Deploying new technologies effectively is driving a need for more highly skilled and highly paid operatives. With an increasing need for technically capable employees, the competition to recruit the right people is going to be fierce. It means that some of the cost savings from introducing new tools and systems needs to be invested in training and recruiting.
Amara's Law, coined by Stanford University computer scientist Roy Amara, tells us that the impact of technology tends to be overestimated in the short term, and underestimated in the long term. For FM to avoid falling victim to the hype of digitisation, it is essential for service providers to consider the required elements beyond the bits and bytes.
Mike Boxall, MD at Sitemark
The best tech in the right places
The use of technology should be appropriate to the organisation with the complexity of the system being directly proportionate to the estate being managed. Wherever a system is put in place, I consider it should be compliant with ISO 41001.
The 'proptech' era
Thanks to the 'proptech' era now upon us, we are witnessing best-of-breed start-ups integrating their offerings with each other to deliver a truly modern workplace with unprecedented integrated solutions for FM services across enterprise businesses. This includes smart technologies for visitor management, meeting room management, employee apps, indoor navigation, the Internet of Things, and access control. So rather than a one-size-fits-all approach, there's now more of a jigsaw puzzle forming.

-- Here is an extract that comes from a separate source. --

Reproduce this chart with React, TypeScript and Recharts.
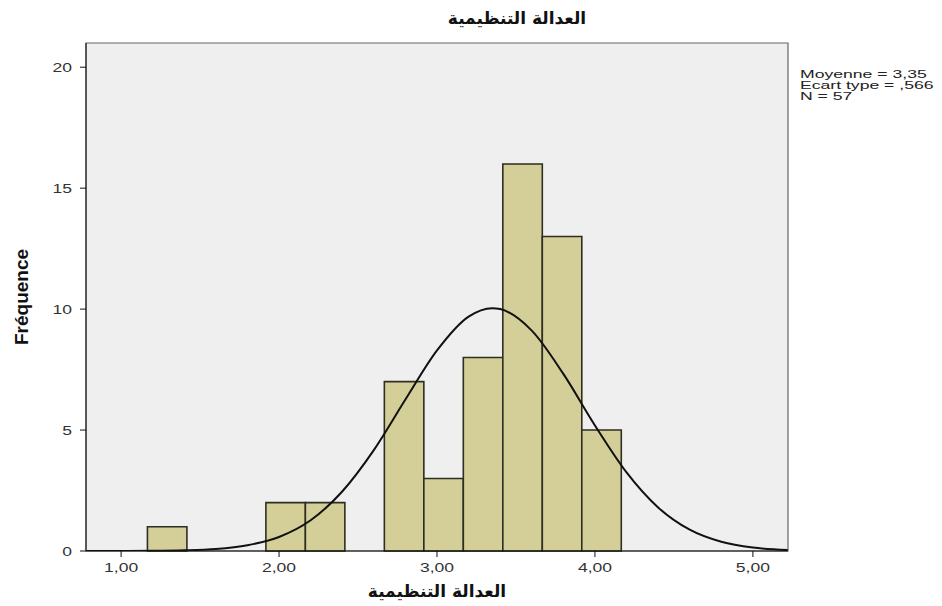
import { ComposedChart, Line, XAxis, YAxis, ReferenceArea } from 'recharts';

// histogram bins (lower / upper bounds) and their frequencies
const binLow = [1.1667, 1.9167, 2.1667, 2.6667, 2.9167, 3.1667, 3.4167, 3.6667, 3.9167];
const binHigh = [1.4167, 2.1667, 2.4167, 2.9167, 3.1667, 3.4167, 3.6667, 3.9167, 4.1667];
const binCount = [1, 2, 2, 7, 3, 8, 16, 13, 5];

// normal curve
const curveX = [0.78, 1.0, 1.2, 1.4, 1.6, 1.8, 2.0, 2.2, 2.4, 2.6, 2.8, 3.0, 3.2, 3.35, 3.4, 3.6, 3.8, 4.0, 4.2, 4.4, 4.6, 4.8, 5.0, 5.22];
const curveY = [0.0, 0.002, 0.007, 0.027, 0.084, 0.24, 0.58, 1.27, 2.46, 4.17, 6.26, 8.29, 9.69, 10.04, 10.0, 9.11, 7.32, 5.19, 3.25, 1.8, 0.88, 0.38, 0.14, 0.04];

const xTicks = [1, 2, 3, 4, 5];
const yTicks = [0, 5, 10, 15, 20];

const statsLines = ['Moyenne = 3,35', 'Ecart type = ,566', 'N = 57'];
const title = 'العدالة التنظيمية';
const xLabel = 'العدالة التنظيمية';
const yLabel = 'Fréquence';

const curveData = curveX.map((x, i) => ({ x, y: curveY[i] }));

const fmt = (v: number) => v.toFixed(2).replace('.', ',');

const XTick = (props: any) => {
  const { x, y, payload } = props;
  return (
    <g transform={`translate(${x},${y})`}>
      <text x={0} y={0} dy={13} textAnchor="middle" transform="scale(1.3,1)" fill="#333" fontSize={13.5} fontFamily="Liberation Sans, Arial, sans-serif">
        {fmt(payload.value)}
      </text>
    </g>
  );
};

const YTick = (props: any) => {
  const { x, y, payload } = props;
  return (
    <g transform={`translate(${x - 6},${y})`}>
      <text x={0} y={0} dy={5} textAnchor="end" transform="scale(1.3,1)" fill="#333" fontSize={13.5} fontFamily="Liberation Sans, Arial, sans-serif">
        {payload.value}
      </text>
    </g>
  );
};

export default function App() {
  return (
    <div style={{ position: 'absolute', left: 0, top: 0, width: 942, height: 606, background: '#fff', fontFamily: 'Liberation Sans, Arial, sans-serif' }}>
      <ComposedChart width={942} height={606} data={curveData} margin={{ top: 43, right: 154, bottom: 25, left: 26 }}>
        <XAxis
          dataKey="x"
          type="number"
          domain={[0.7778, 5.2222]}
          ticks={xTicks}
          tick={<XTick />}
          tickSize={6}
          height={30}
          stroke="#111"
          allowDataOverflow
        />
        <YAxis
          type="number"
          domain={[0, 21]}
          ticks={yTicks}
          tick={<YTick />}
          tickSize={6}
          width={60}
          stroke="#111"
          allowDataOverflow
        />
        <ReferenceArea x1={0.7778} x2={5.2222} y1={0} y2={21} fill="#efefef" fillOpacity={1} stroke="#666" strokeWidth={1.2} />
        {binLow.map((lo, i) => (
          <ReferenceArea
            key={i}
            x1={lo}
            x2={binHigh[i]}
            y1={0}
            y2={binCount[i]}
            fill="#d4cf98"
            fillOpacity={1}
            stroke="#2e2e22"
            strokeWidth={1.6}
          />
        ))}
        <Line type="monotone" dataKey="y" stroke="#111" strokeWidth={2} dot={false} isAnimationActive={false} />
      </ComposedChart>

      <div style={{ position: 'absolute', left: 517, top: 18, transform: 'translate(-50%,-50%)', fontSize: 17, fontWeight: 'bold', fontFamily: 'DejaVu Sans, sans-serif', color: '#111', whiteSpace: 'nowrap' }}>
        {title}
      </div>
      <div style={{ position: 'absolute', left: 437, top: 591, transform: 'translate(-50%,-50%)', fontSize: 17, fontWeight: 'bold', fontFamily: 'DejaVu Sans, sans-serif', color: '#111', whiteSpace: 'nowrap' }}>
        {xLabel}
      </div>
      <div style={{ position: 'absolute', left: 22, top: 297, transform: 'translate(-50%,-50%) rotate(-90deg)', fontSize: 19, fontWeight: 'bold', color: '#111', whiteSpace: 'nowrap' }}>
        {yLabel}
      </div>
      <div style={{ position: 'absolute', left: 800, top: 69, transformOrigin: '0 0', transform: 'scale(1.6,1)', fontSize: 11, lineHeight: '11px', color: '#222', whiteSpace: 'nowrap' }}>
        {statsLines.map((s, i) => (
          <div key={i}>{s}</div>
        ))}
      </div>
    </div>
  );
}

Specialists in niche products are joining forces to deliver solutions rather than boxed products. The FM industry is starting to ask, 'What do we expect, as consumers today, from the visitor experience and technological experiences?'
The move towards an automated on-site experience is where niche suppliers (open to integrations) can help FMs excel. For example, our integration partners are attributing as much as 50 per cent of installations to wider system integrations. Visitor management integration with access control heads the list right now, followed by meeting room management.
Examples of FM services using integrations includes Vodafone, which is working with us to achieve integration of Proxyclick as a big-screen smart device for welcoming visitors and a parking solution.

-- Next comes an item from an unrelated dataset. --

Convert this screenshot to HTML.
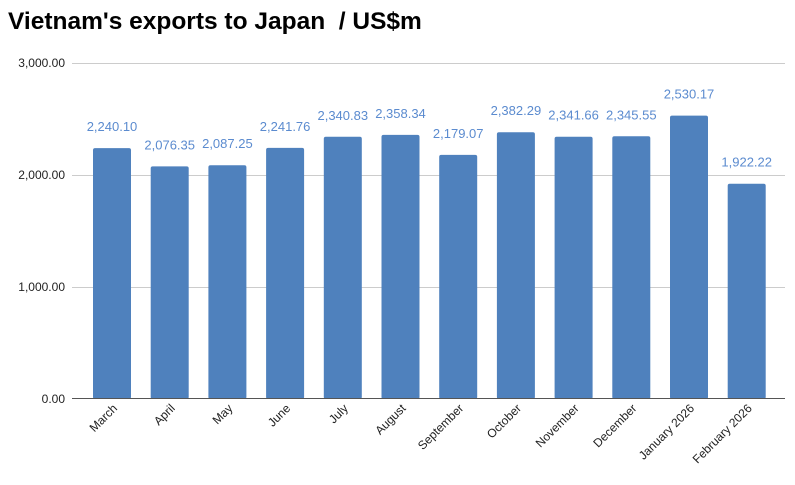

Gregory Blondeau, co-founder & director at Proxyclick
The UK has a problem with productivity. We may have low unemployment and high employment, but that just means we have more people working not very effectively.
FM is no better than average in terms of productivity growth. That is set to change because of technology.

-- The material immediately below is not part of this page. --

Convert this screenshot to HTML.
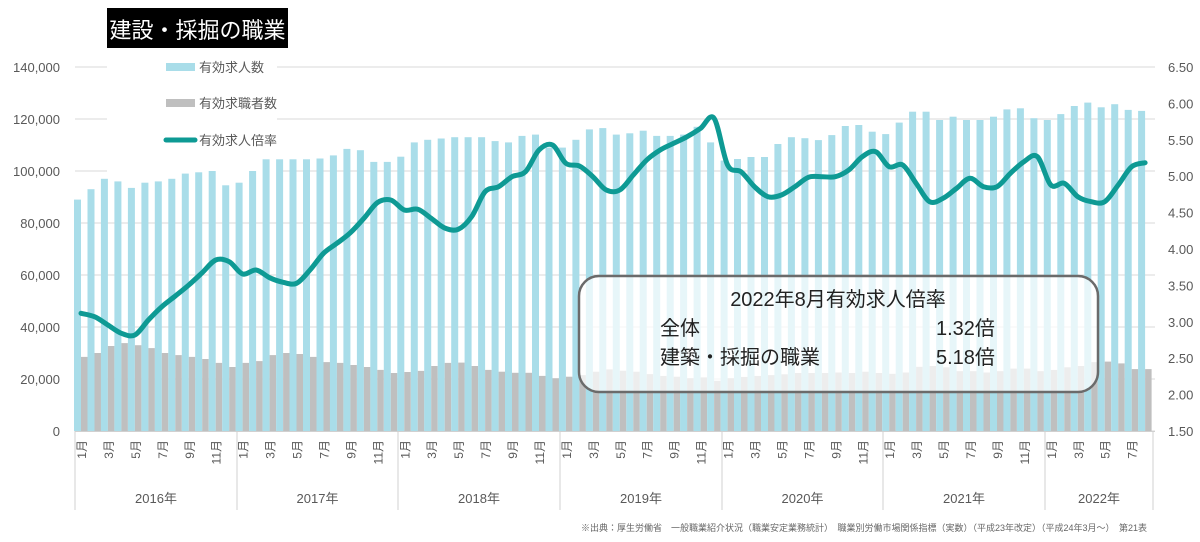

If you look at the productivity of top internet companies such as Google, Amazon, Facebook and Apple, they are phenomenal. They may be huge companies in terms of value, but they do not employ that many people. Software does much of the work. Digital from end to end, they each have 'flywheels' that means each unit of input generates multiple units of output.
BIM, Digital Twins, RPA, Robotics, AI and associated technologies will be the flywheels that propel the innovators far away from the pack within FM. They are tools that require full commitment, and a willingness to ignore conventional thinking and practice. Whoever develops the corporate mindset to reject 'average' and embrace full-scale digital transformation will be very hard to compete against.